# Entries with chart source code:
"""

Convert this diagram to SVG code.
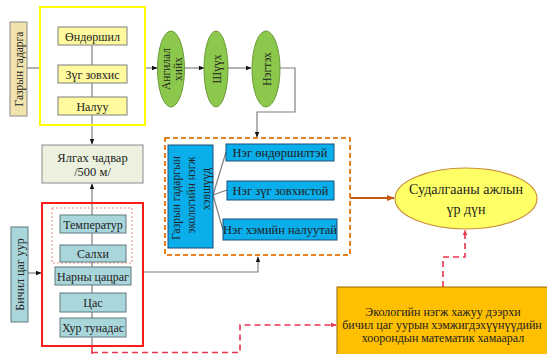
<svg xmlns="http://www.w3.org/2000/svg" width="547" height="354" viewBox="0 0 547 354" font-family="'Liberation Serif', 'DejaVu Serif', serif">
<defs>
<style>
text{font-family:"Liberation Serif","DejaVu Serif",serif;fill:#222;text-anchor:middle;dominant-baseline:central}
.t12{font-size:12px}
.t11{font-size:11.5px}
.lbl{fill:#F1E3AE;stroke:#8a8a8a;stroke-width:1}
.ybox{fill:#FFFA9E;stroke:#7f7f7f;stroke-width:1}
.tbox{fill:#A9D6DA;stroke:#5f7a7c;stroke-width:1}
.gel{fill:#8CC84B;stroke:#6a9a36;stroke-width:1}
.bbox{fill:#0AAEEA;stroke:#1f4e79;stroke-width:1}
.con{fill:none;stroke:#7f7f7f;stroke-width:1.2}
.red{fill:none;stroke:#E8344E;stroke-width:1.6;stroke-dasharray:6 4}
</style>
<marker id="ah" viewBox="0 0 10 10" refX="9" refY="5" markerWidth="6" markerHeight="6" orient="auto" markerUnits="userSpaceOnUse"><path d="M0,1 L10,5 L0,9 z" fill="#111"/></marker>
<marker id="ahr" viewBox="0 0 10 10" refX="9" refY="5" markerWidth="6" markerHeight="6" orient="auto" markerUnits="userSpaceOnUse"><path d="M0,1 L10,5 L0,9 z" fill="#E8344E"/></marker>
<marker id="aho" viewBox="0 0 10 10" refX="9" refY="5" markerWidth="8" markerHeight="8" orient="auto" markerUnits="userSpaceOnUse"><path d="M0,1 L10,5 L0,9 z" fill="#C55A11"/></marker>
</defs>
<rect width="547" height="354" fill="#fff"/>

<g id="connectors">
<path class="con" d="M27,68 H40"/>
<path class="con" d="M92,45 V65 M92,83 V97"/>
<path class="con" d="M92,115 V144" marker-end="url(#ah)"/>
<path class="con" d="M145,68 H157" marker-end="url(#ah)"/>
<path class="con" d="M185,68 H204" marker-end="url(#ah)"/>
<path class="con" d="M228,68 H251" marker-end="url(#ah)"/>
<path class="con" d="M279,68 H295 V112 H257 V137" marker-end="url(#ah)"/>
<path class="con" d="M92,215 V184" marker-end="url(#ah)"/>
<path class="con" d="M92,233 V245 M92,262 V267 M92,285 V293 M92,312 V318 M92,337 V346"/>
<path class="con" d="M28,273 H41" marker-end="url(#ah)"/>
<path class="con" d="M144,272 H258 V257" marker-end="url(#ah)"/>
<path class="con" d="M213,195 L226,152 M213,195 L227,190 M213,195 L223,230"/>
<path fill="none" stroke="#C55A11" stroke-width="2" d="M350,198 H394" marker-end="url(#aho)"/>
<path fill="none" stroke="#E8344E" stroke-width="1.6" d="M92,346 V354"/>
<path class="red" d="M92,352.5 H240 V325 H336" marker-end="url(#ahr)"/>
<path class="red" d="M443,287 V257 H465 V230" marker-end="url(#ahr)"/>
</g>

<g id="gazryn-gadarga">
<rect class="lbl" x="10" y="22" width="17" height="94"/>
<text class="t11" transform="translate(18.5,69) rotate(-90)">Газрын гадарга</text>
</g>

<g id="yellow-group">
<rect x="40" y="7" width="105" height="118" fill="none" stroke="#FFFF00" stroke-width="2"/>
</g>
<g id="ondorshil">
<rect class="ybox" x="58" y="27" width="69" height="18"/>
<text class="t12" x="92.5" y="36.5">Өндөршил</text>
</g>
<g id="zug-zovhis">
<rect class="ybox" x="58" y="65" width="69" height="18"/>
<text class="t12" x="92.5" y="74.5">Зүг зовхис</text>
</g>
<g id="naluu">
<rect class="ybox" x="58" y="97" width="69" height="18"/>
<text class="t12" x="92.5" y="106.5">Налуу</text>
</g>

<g id="angilal">
<ellipse class="gel" cx="171" cy="69" rx="13.5" ry="38"/>
<text class="t11" transform="translate(165.5,69) rotate(-90)">Ангилал</text>
<text class="t11" transform="translate(177.5,69) rotate(-90)">хийх</text>
</g>
<g id="shuuh">
<ellipse class="gel" cx="216" cy="69" rx="12" ry="38"/>
<text class="t11" transform="translate(216.5,69) rotate(-90)">Шүүх</text>
</g>
<g id="negteh">
<ellipse class="gel" cx="266" cy="69" rx="14" ry="38"/>
<text class="t11" transform="translate(266.5,69) rotate(-90)">Нэгтэх</text>
</g>

<g id="yalgah">
<rect x="42" y="145" width="101" height="38" fill="#EBF1DE" stroke="#8a8a8a" stroke-width="1"/>
<text x="92.5" y="157.5" style="font-size:12.5px">Ялгах чадвар</text>
<text x="92.5" y="172" style="font-size:12.5px">/500 м/</text>
</g>

<g id="bichil-tsag-uur">
<rect class="tbox" x="11" y="227" width="17" height="95"/>
<text class="t12" transform="translate(19.5,274.5) rotate(-90)">Бичил цаг уур</text>
</g>

<g id="red-group">
<rect x="42" y="203" width="101" height="143" fill="none" stroke="#FF1A1A" stroke-width="2"/>
<rect x="52" y="208" width="80" height="55" fill="none" stroke="#F08A8A" stroke-width="1" stroke-dasharray="2 2"/>
</g>
<g id="temperatur">
<rect class="tbox" x="60" y="215" width="66" height="18"/>
<text class="t12" x="93" y="224.5">Температур</text>
</g>
<g id="salhi">
<rect class="tbox" x="60" y="245" width="66" height="17"/>
<text class="t12" x="93" y="254">Салхи</text>
</g>
<g id="narny-tsatsrag">
<rect class="tbox" x="55" y="267" width="76" height="18"/>
<text class="t12" x="93" y="276.5">Нарны цацраг</text>
</g>
<g id="tsas">
<rect class="tbox" x="60" y="293" width="66" height="19"/>
<text class="t12" x="93" y="303">Цас</text>
</g>
<g id="hur-tunadas">
<rect class="tbox" x="60" y="318" width="66" height="19"/>
<text class="t12" x="93" y="328">Хур  тунадас</text>
</g>

<g id="orange-group">
<rect x="165" y="138" width="185" height="117" fill="none" stroke="#E9801F" stroke-width="2" stroke-dasharray="5 3"/>
</g>
<g id="hevshuud">
<rect class="bbox" x="168" y="145" width="45" height="103"/>
<text class="t11" transform="translate(176,198) rotate(-90)">Газрын гадаргын</text>
<text class="t11" transform="translate(191,195) rotate(-90)">экологийн нэгж</text>
<text class="t11" transform="translate(206,189) rotate(-90)">хэвшүүд</text>
</g>
<g id="neg-ondorshiltei">
<rect class="bbox" x="226" y="144" width="108" height="17"/>
<text x="280" y="153" style="font-size:12.5px">Нэг өндөршилтэй</text>
</g>
<g id="neg-zug">
<rect class="bbox" x="227" y="181" width="107" height="19"/>
<text x="280.5" y="191" style="font-size:12.5px">Нэг зүг зовхистой</text>
</g>
<g id="neg-hem">
<rect class="bbox" x="223" y="219" width="114" height="21"/>
<text x="280" y="230" style="font-size:12.5px">Нэг хэмийн налуутай</text>
</g>

<g id="ur-dun">
<ellipse cx="466" cy="198.5" rx="71" ry="30.5" fill="#FFFF66" stroke="#C8903A" stroke-width="1.2"/>
<text x="466" y="189" style="font-size:14px">Судалгааны ажлын</text>
<text x="466" y="209" style="font-size:14px">үр дүн</text>
</g>

<g id="hamaaral">
<rect x="337" y="287" width="212" height="70" fill="#FFC000" stroke="#9C6500" stroke-width="1"/>
<text x="443" y="311.5" style="font-size:12px">Экологийн нэгж хажуу  дээрхи</text>
<text x="442" y="324.5" style="font-size:12px">бичил цаг уурын  хэмжигдэхүүнүүдийн</text>
<text x="443" y="338" style="font-size:12px">хоорондын математик  хамаарал</text>
</g>
</svg>
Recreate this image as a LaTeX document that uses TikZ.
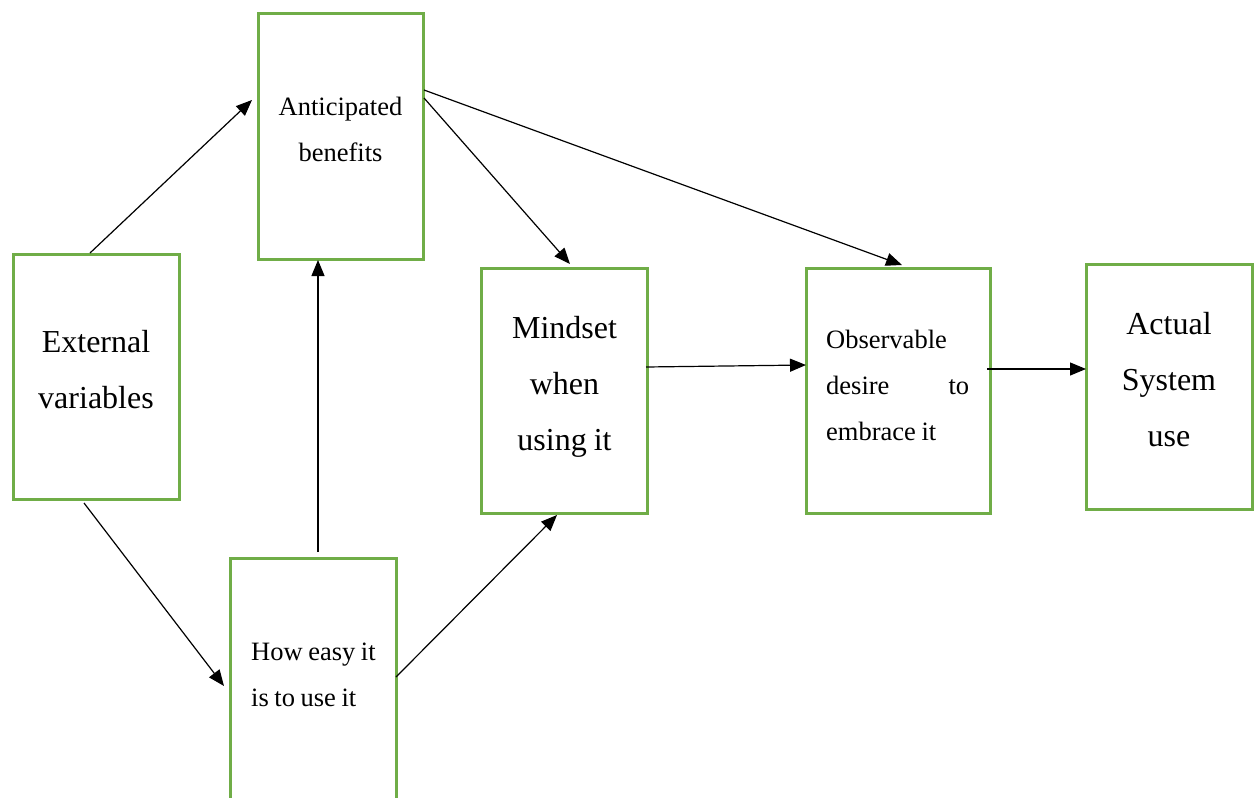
\documentclass[tikz,border=0pt]{standalone}
\usepackage{fontspec}
\setmainfont{Liberation Serif}
\usetikzlibrary{arrows.meta}
\definecolor{boxgreen}{HTML}{70AD47}
\tikzset{
  stage/.style={draw=boxgreen, line width=3pt, rectangle, outer sep=0pt,
    inner sep=0pt, minimum height=245pt},
  bigtext/.style={font=\fontsize{32}{56}\selectfont, anchor=base,
    inner sep=0pt, align=center,
    execute at begin node={\spaceskip=0.22em\relax}},
  smalltext/.style={font=\fontsize{26.5}{46}\selectfont, inner sep=0pt,
    execute at begin node={\spaceskip=0.21em\relax}},
  link/.style={line width=1.2pt, -{Triangle[length=16pt,width=13pt]}},
}
\begin{document}
\begin{tikzpicture}[x=1pt, y=-1pt]
\useasboundingbox (0,0) rectangle (1259,798);
\clip (0,0) rectangle (1259,798);

% stage boxes
\node[stage, minimum width=166pt] (ext)  at (96,376.5)   {};
\node[stage, minimum width=165pt, minimum height=246pt] (ant) at (340.5,136) {};
\node[stage, minimum width=166pt, minimum height=246pt] (easy) at (313,681) {};
\node[stage, minimum width=166pt] (mind) at (564,390.5)  {};
\node[stage, minimum width=184pt] (obs)  at (898,390.5)  {};
\node[stage, minimum width=166pt] (act)  at (1169,386.5) {};

% box captions
\node[bigtext, text width=160pt] (extT) at (96,352.5) {External\\variables};
\node[bigtext, text width=160pt] (mindT) at (564.5,338) {Mindset\\when\\using it};
\node[bigtext, text width=160pt] (actT) at (1169,334) {Actual\\System\\use};
\node[smalltext, anchor=base, text width=160pt, align=center] (antT) at (340.5,115) {Anticipated\\benefits};
\node[smalltext, anchor=base west, text width=143pt, align=left] (obsT) at (826,348)
  {Observable\\desire\hfill to\\embrace it};
\node[smalltext, anchor=base west, text width=140pt, align=left] (easyT) at (251,660)
  {How easy it\\is to use it};

% connectors
\draw[link] ([xshift=-6pt,yshift=1pt]ext.north) -- ([xshift=-6pt,yshift=36pt]ant.west);
\draw[link] ([xshift=-12pt,yshift=-4pt]ext.south) -- ([xshift=-6pt,yshift=-5pt]easy.west);
\draw[link] ([xshift=5pt,yshift=6pt]easy.north) -- ([xshift=-22.5pt,yshift=-1pt]ant.south);
\draw[link] ([yshift=4pt]easy.east) -- ([xshift=-7pt,yshift=-2pt]mind.south);
\draw[link] ([xshift=1pt,yshift=38pt]ant.east) -- ([xshift=6pt,yshift=4pt]mind.north);
\draw[link] ([xshift=1pt,yshift=46pt]ant.east) -- ([xshift=4pt,yshift=3pt]obs.north);
\draw[link] ([xshift=-1pt,yshift=23.5pt]mind.east) -- ([yshift=25.5pt]obs.west);
\draw[link] ([xshift=-3pt,yshift=21.5pt]obs.east) -- ([yshift=17.5pt]act.west);
\end{tikzpicture}
\end{document}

"""

# To be done:
Copy every line of the records above that contains "this".

# The reply:
Convert this diagram to SVG code.
Recreate this image as a LaTeX document that uses TikZ.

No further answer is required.